Task instructions:
Repeat the material exactly from its first line to the line that includes "month_pos = list(range(1, 13))". Skip pictures.

Stored data:
--
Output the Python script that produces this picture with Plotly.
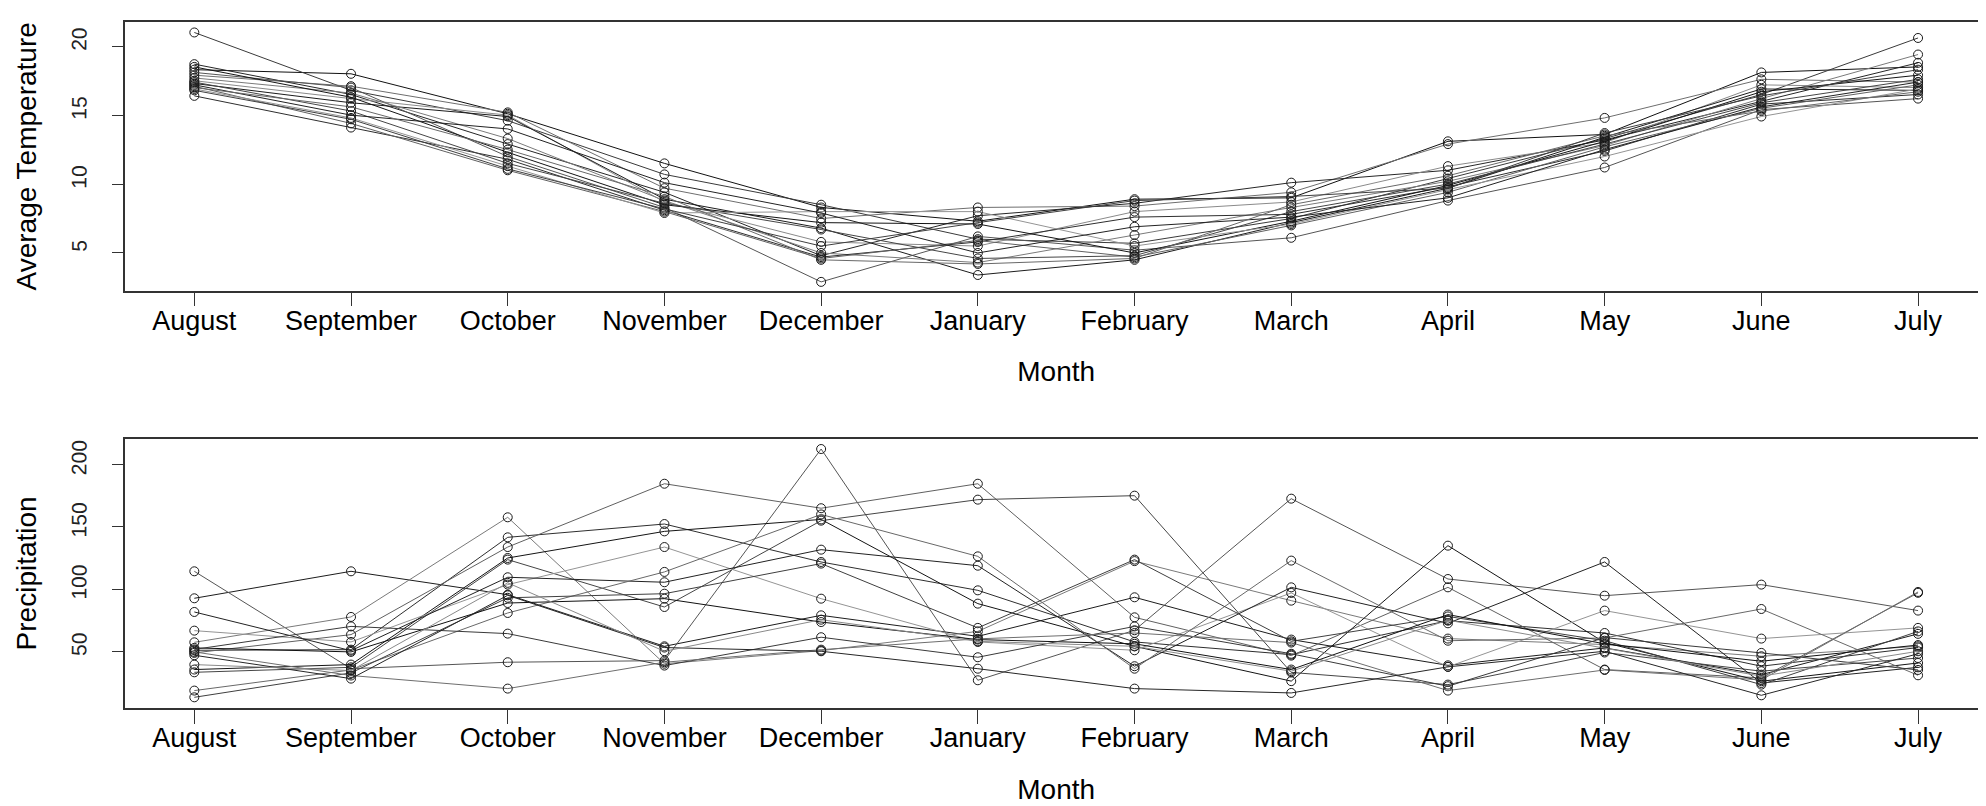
import plotly.graph_objects as go

months = ["August", "September", "October", "November", "December", "January",
          "February", "March", "April", "May", "June", "July"]
month_pos = list(range(1, 13))

temp_series = [
    [18.3, 18.0, 15.1, 11.5, 8.3, 7.3, 8.9, 9.0, 13.1, 13.6, 18.1, 18.5],
    [21.0, 16.8, 14.6, 10.7, 8.5, 6.0, 5.7, 7.5, 10.4, 13.3, 16.5, 20.6],
    [17.9, 17.1, 15.2, 9.7, 7.5, 8.3, 8.4, 9.4, 12.9, 14.8, 17.6, 17.4],
    [18.7, 16.5, 12.9, 9.4, 4.8, 7.7, 8.6, 10.1, 11.0, 13.2, 16.0, 18.8],
    [17.5, 16.2, 15.0, 8.7, 5.8, 5.5, 8.0, 8.7, 11.3, 13.0, 17.2, 17.0],
    [17.3, 15.9, 14.9, 8.9, 6.8, 3.4, 4.5, 7.2, 9.7, 13.4, 16.9, 16.8],
    [18.1, 17.0, 12.0, 8.3, 2.9, 6.2, 5.2, 6.1, 8.8, 11.2, 15.4, 16.2],
    [17.7, 16.6, 13.3, 8.8, 5.0, 4.3, 6.3, 8.3, 10.2, 12.8, 16.2, 19.4],
    [16.4, 14.1, 11.8, 8.1, 4.7, 5.8, 7.6, 7.8, 9.8, 12.4, 15.8, 16.5],
    [17.1, 14.4, 11.0, 8.0, 4.6, 5.9, 4.7, 7.0, 9.4, 12.7, 15.5, 17.2],
    [18.5, 16.3, 12.3, 8.5, 7.2, 7.1, 5.0, 7.3, 9.9, 13.1, 16.7, 17.9],
    [17.4, 15.3, 11.5, 8.6, 6.7, 4.6, 4.8, 8.0, 10.0, 12.9, 15.9, 17.6],
    [16.9, 14.8, 11.3, 7.9, 8.0, 8.0, 5.5, 7.1, 9.6, 12.0, 14.9, 16.9],
    [17.2, 15.0, 14.0, 10.1, 7.9, 5.0, 6.9, 7.6, 9.0, 12.5, 15.6, 17.4],
    [17.0, 15.6, 12.5, 9.1, 4.5, 4.2, 4.6, 8.5, 10.6, 13.5, 15.3, 16.7],
    [16.8, 14.7, 11.1, 8.2, 5.5, 7.2, 8.8, 9.1, 9.7, 13.7, 16.4, 18.3],
]

precip_series = [
    [92.6, 114.3, 95.5, 54.0, 78.9, 62.0, 93.4, 59.4, 38.7, 52.7, 31.2, 64.0],
    [114.3, 36.0, 41.2, 42.5, 212.6, 26.7, 66.9, 172.7, 108.1, 94.7, 103.6, 82.7],
    [57.2, 77.6, 157.7, 40.0, 50.5, 66.0, 122.5, 90.7, 60.2, 55.4, 46.0, 54.0],
    [50.8, 51.3, 141.6, 152.3, 121.8, 99.0, 57.5, 47.3, 74.6, 64.7, 38.0, 53.0],
    [48.7, 63.4, 133.8, 184.7, 165.0, 184.7, 77.3, 46.5, 101.4, 35.3, 28.6, 97.0],
    [35.3, 39.3, 125.0, 146.4, 156.0, 88.3, 54.0, 26.0, 134.9, 57.0, 25.9, 40.6],
    [33.1, 37.1, 123.7, 85.6, 155.0, 171.9, 175.1, 33.0, 23.2, 49.0, 34.0, 44.6],
    [66.6, 57.5, 103.6, 133.8, 92.3, 57.5, 50.8, 96.9, 37.5, 82.7, 60.2, 68.8],
    [81.6, 50.5, 109.5, 105.5, 131.7, 118.8, 38.0, 101.4, 72.5, 121.8, 24.5, 37.1],
    [18.4, 35.0, 80.8, 113.8, 160.0, 126.3, 36.0, 122.9, 58.5, 60.7, 84.0, 30.7],
    [13.0, 32.6, 93.0, 96.3, 120.5, 68.8, 123.7, 58.0, 78.0, 58.5, 23.2, 66.0],
    [52.7, 49.5, 88.8, 92.3, 73.5, 59.4, 56.0, 35.3, 79.5, 56.0, 42.0, 55.0],
    [51.5, 70.0, 64.2, 38.5, 61.3, 45.2, 70.0, 48.0, 21.9, 61.0, 48.7, 35.0],
    [49.5, 30.5, 20.0, 41.2, 51.3, 60.0, 64.7, 57.0, 18.4, 35.0, 27.0, 97.7],
    [46.8, 28.0, 95.0, 53.0, 50.0, 36.0, 20.0, 16.5, 37.5, 50.0, 14.6, 48.0],
    [39.3, 34.5, 105.0, 50.0, 75.4, 58.0, 54.0, 34.0, 75.0, 52.7, 30.0, 50.0],
]

line_greys = ["#111111", "#3a3a3a", "#6e6e6e", "#262626", "#8a8a8a", "#1c1c1c",
              "#555555", "#7a7a7a", "#2e2e2e", "#606060", "#141414", "#454545",
              "#949494", "#222222", "#686868", "#3f3f3f"]

temp_ticks = [5, 10, 15, 20]
precip_ticks = [50, 100, 150, 200]
temp_range = [2.26, 21.76]
precip_range = [4.4, 220.9]

fig = go.Figure()
for i, s in enumerate(temp_series):
    c = line_greys[i % len(line_greys)]
    fig.add_trace(go.Scatter(x=month_pos, y=s, mode="lines+markers", xaxis="x", yaxis="y",
                             line=dict(color=c, width=1),
                             marker=dict(symbol="circle-open", size=9, color="#1a1a1a",
                                         line=dict(width=1, color="#1a1a1a")),
                             showlegend=False, hoverinfo="skip"))
for i, s in enumerate(precip_series):
    c = line_greys[(i + 5) % len(line_greys)]
    fig.add_trace(go.Scatter(x=month_pos, y=s, mode="lines+markers", xaxis="x2", yaxis="y2",
                             line=dict(color=c, width=1),
                             marker=dict(symbol="circle-open", size=9, color="#1a1a1a",
                                         line=dict(width=1, color="#1a1a1a")),
                             showlegend=False, hoverinfo="skip"))

# empty carrier traces so the label-only axes get drawn
for xa, ya in [("x", "y3"), ("x", "y4"), ("x2", "y5"), ("x2", "y6")]:
    fig.add_trace(go.Scatter(x=[None], y=[None], xaxis=xa, yaxis=ya, mode="markers",
                             showlegend=False, hoverinfo="skip"))

W, H = 1986, 806
ml, mr, mt, mb = 0, 6.5, 14, 106
pw = W - ml - mr
ph = H - mt - mb
frame_left = 117.4

axis_font = dict(family="Liberation Sans, Arial, sans-serif", size=27, color="#000")
ytick_font = dict(family="Liberation Sans, Arial, sans-serif", size=21, color="#222")
title_font = dict(family="Liberation Sans, Arial, sans-serif", size=28, color="#000")

x_dom = [frame_left / pw, 1]

common_x = dict(range=[0.56, 12.44], tickvals=month_pos, ticktext=months, showgrid=False,
                zeroline=False, showline=True, mirror=True, linecolor="#333", linewidth=1.5,
                ticks="outside", ticklen=14, tickwidth=1.3, tickcolor="#333",
                tickfont=axis_font, automargin=False, ticklabelstandoff=-9, domain=x_dom)
common_y = dict(showgrid=False, zeroline=False, showline=True, mirror=True, linecolor="#333",
                linewidth=1.5, ticks="outside", ticklen=12, tickwidth=1.3, tickcolor="#333",
                showticklabels=False, automargin=False)

top_h = 268.7
bot_h = 269.3
top_dom = [1 - top_h / ph, 1]
bot_dom = [0, 1 - 416.7 / ph]

lab_pos = 68.0 / pw


def label_axis(base, rng, px_per_unit, shift_px, vals):
    d = shift_px / px_per_unit
    return dict(overlaying=base, anchor="free", position=lab_pos, side="left",
                range=[rng[0] - d, rng[1] - d], tickvals=vals, showgrid=False, zeroline=False,
                showline=False, ticks="", tickfont=ytick_font, tickangle=-89.5,
                automargin=False)


tpu = top_h / (temp_range[1] - temp_range[0])
ppu = bot_h / (precip_range[1] - precip_range[0])

fig.update_layout(
    width=W, height=H,
    margin=dict(l=ml, r=mr, t=mt, b=mb),
    paper_bgcolor="white", plot_bgcolor="white",
    xaxis=dict(common_x, anchor="y",
               title=dict(text="Month", font=title_font, standoff=27)),
    yaxis=dict(common_y, domain=top_dom, anchor="x", range=temp_range, tickvals=temp_ticks,
               title=dict(text="Average Temperature", font=title_font, standoff=67)),
    xaxis2=dict(common_x, anchor="y2",
                title=dict(text="Month", font=title_font, standoff=27)),
    yaxis2=dict(common_y, domain=bot_dom, anchor="x2", range=precip_range, tickvals=precip_ticks,
                title=dict(text="Precipitation", font=title_font, standoff=67)),
    yaxis3=label_axis("y", temp_range, tpu, 15.7, temp_ticks[1:]),
    yaxis4=label_axis("y", temp_range, tpu, 9.8, temp_ticks[:1]),
    yaxis5=label_axis("y2", precip_range, ppu, 21.5, precip_ticks[1:]),
    yaxis6=label_axis("y2", precip_range, ppu, 15.7, precip_ticks[:1]),
)

fig.write_html("out.html")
--
Response to this task:
Output the Python script that produces this picture with Plotly.
import plotly.graph_objects as go

months = ["August", "September", "October", "November", "December", "January",
          "February", "March", "April", "May", "June", "July"]
month_pos = list(range(1, 13))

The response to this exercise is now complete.